On the Recent Phenomemon of White Guys Using the N-Word
January 18, 2014 § Leave a comment
A few days ago, I went to the barber. Had to look natty before the start of the new semester. It was busy in my barbershop, but it’s always busy, the key is to go early. So I did. Didn’t work, there was still a healthy lineup to get to Jose, my barber. I was one of two white guys in the shop, everyone else was African American. ESPN was, as always, on, and those of us waiting were watching basketball highlights. After one particularly “sick” play, the other white guy, who was about twenty, declared about the player who made the sick play, “Yo, that’s my n—-!” The guy next to me was also the only other guy over the age of 40 in there. He looked like he wanted to tear this kid’s head off. And so I was put in that uncomfortable position; I called the kid on the term. He was flummoxed that it was racist. And embarrassed.

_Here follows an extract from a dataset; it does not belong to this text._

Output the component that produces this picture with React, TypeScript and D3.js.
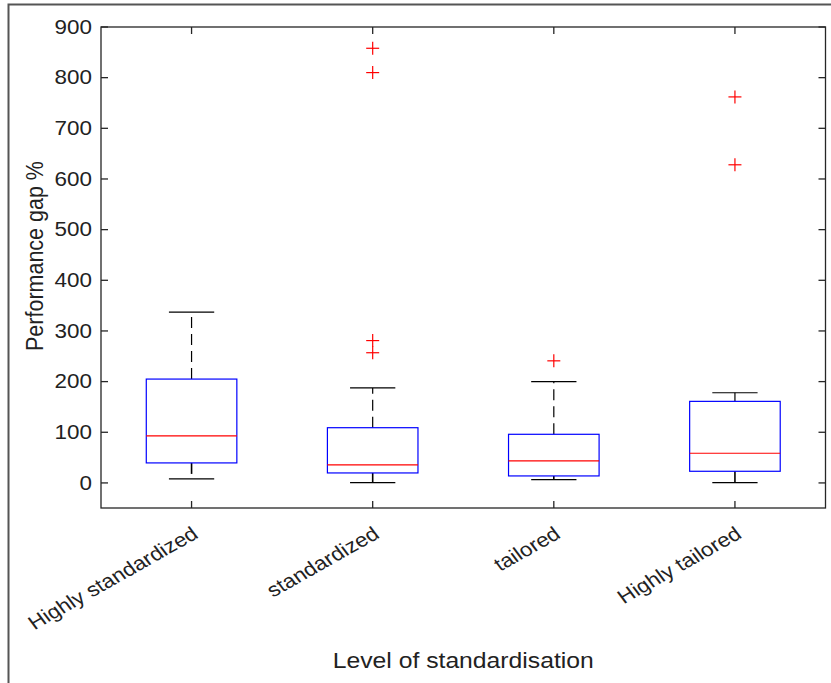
import React from "react";
import * as d3 from "d3";

const categories = ["Highly standardized", "standardized", "tailored", "Highly tailored"];
const whiskerLow = [8, 0.5, 6.5, 0.6];
const q1 = [39.5, 19.7, 13.8, 23];
const medians = [93, 35.5, 43.4, 58.6];
const q3 = [205, 109, 96, 161];
const whiskerHigh = [337, 187.5, 200, 178];
const outliers: number[][] = [[], [858, 810, 281, 257], [241], [762, 628]];
const yTicks = [0, 100, 200, 300, 400, 500, 600, 700, 800, 900];

const W = 831, H = 683;
const left = 101, right = 825.5, top = 27, bottom = 508;
const FONT = "Liberation Sans, Arial, Helvetica, sans-serif";
const AX = "#262626";
const SX = 1.15;

export default function App() {
  const x = d3.scaleLinear().domain([0.5, 4.5]).range([left, right]);
  const y = d3.scaleLinear().domain([-49.5, 900]).range([bottom, top]);
  const step = x(2) - x(1);
  const boxW = step * 0.5;
  const capW = step * 0.25;
  const tickLen = 7;

  return (
    <svg width={W} height={H} style={{ position: "absolute", left: 0, top: 0, background: "#fff" }} fontFamily={FONT}>
      <rect x={0} y={0} width={W} height={H} fill="#fff" />
      {/* outer frame */}
      <path d={`M8.5,${H} V4.5 H${W}`} fill="none" stroke="#555" strokeWidth={2} />
      {/* boxes */}
      {categories.map((c, i) => {
        const cx = x(i + 1);
        return (
          <g key={c}>
            <line x1={cx} x2={cx} y1={y(q3[i])} y2={y(whiskerHigh[i])} stroke="#000" strokeWidth={1.2} strokeDasharray="11,6" />
            <line x1={cx} x2={cx} y1={y(q1[i])} y2={y(whiskerLow[i])} stroke="#000" strokeWidth={1.6} strokeDasharray="11,6" />
            <line x1={cx - capW / 2} x2={cx + capW / 2} y1={y(whiskerHigh[i])} y2={y(whiskerHigh[i])} stroke="#000" strokeWidth={1.2} />
            <line x1={cx - capW / 2} x2={cx + capW / 2} y1={y(whiskerLow[i])} y2={y(whiskerLow[i])} stroke="#000" strokeWidth={1.2} />
            <rect x={cx - boxW / 2} y={y(q3[i])} width={boxW} height={y(q1[i]) - y(q3[i])} fill="none" stroke="#0000ff" strokeWidth={1.2} />
            <line x1={cx - boxW / 2} x2={cx + boxW / 2} y1={y(medians[i])} y2={y(medians[i])} stroke="#ff0000" strokeWidth={1.2} />
            {outliers[i].map((v, j) => (
              <g key={j} stroke="#ff0000" strokeWidth={1.2}>
                <line x1={cx - 6.5} x2={cx + 6.5} y1={y(v)} y2={y(v)} />
                <line x1={cx} x2={cx} y1={y(v) - 6.5} y2={y(v) + 6.5} />
              </g>
            ))}
          </g>
        );
      })}
      {/* axes box */}
      <rect x={left} y={top} width={right - left} height={bottom - top} fill="none" stroke={AX} strokeWidth={1.3} />
      {yTicks.map((t) => (
        <g key={t}>
          <line x1={left} x2={left + tickLen} y1={y(t)} y2={y(t)} stroke={AX} strokeWidth={1.3} />
          <line x1={right} x2={right - tickLen} y1={y(t)} y2={y(t)} stroke={AX} strokeWidth={1.3} />
          <text transform={`translate(${left - 9},${y(t)}) scale(${SX},1)`} dy="0.35em" textAnchor="end" fontSize={19.5} fill="#222">{t}</text>
        </g>
      ))}
      {categories.map((c, i) => {
        const cx = x(i + 1);
        return (
          <g key={c}>
            <line x1={cx} x2={cx} y1={bottom} y2={bottom - tickLen} stroke={AX} strokeWidth={1.3} />
            <line x1={cx} x2={cx} y1={top} y2={top + tickLen} stroke={AX} strokeWidth={1.3} />
            <text transform={`translate(${cx + 8},537) scale(${SX},1) rotate(-33)`} textAnchor="end" fontSize={19.5} fill="#222">{c}</text>
          </g>
        );
      })}
      <text transform={`translate(${(left + right) / 2},668) scale(${SX},1)`} textAnchor="middle" fontSize={21.5} fill="#222">Level of standardisation</text>
      <text transform={`translate(43,256) scale(${SX},1) rotate(-90)`} textAnchor="middle" fontSize={21.5} fill="#222">Performance gap %</text>
    </svg>
  );
}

The easy thing to do is to question his mental competency. But I think it’s more complicated than that. He was around 20 years old and, at least so he claimed, had no idea that the N-word is racist. I began telling him the history of the word, how it derives from the Spanish, “negro,” which simply means “black,” which then got perverted by the English, as both colonisers and slave traders, and came to have a derogatory meaning by the 19th century. He claimed he had no idea.
I’ve had this conversation with some of my students, particularly back in Montréal, in the affluent West Island suburbs of the city. Some of these kids, all of them white, thought it completely acceptable to call each other by that word. I was stunned then, I remain stunned today.
It is also worth pointing out that they are not actually using the word in a pejorative sense, they are not using it to put someone down, or calling someone a name. They are simply referring to each other. In the case of the kid in the barbership, he was using the term in the sense that someone else might say, “Yo, that’s my man!”. And the kids back in Montréal were using the term in the way others would say, “Yo, my man!”. But that doesn’t make their usage of the word any less offensive or disturbing.
I recently read an explanation for this phenomenon, which said it’s the result of hip hop culture, because rappers throw the word around amongst themselves, blah blah blah. I don’t buy it. I grew up listening to hip hop, I bought my first rap album in 1984 (It was Run-DMC’s début album, Run-DMC, if you’re wondering). To this day, hip hop remains one of my favourite, if not my favourite, music form. And yet, I know that word is wrong. So what is it that leads young white men (I have never heard a young white woman use the term) think it’s acceptable to drop the N-word? I honestly don’t know.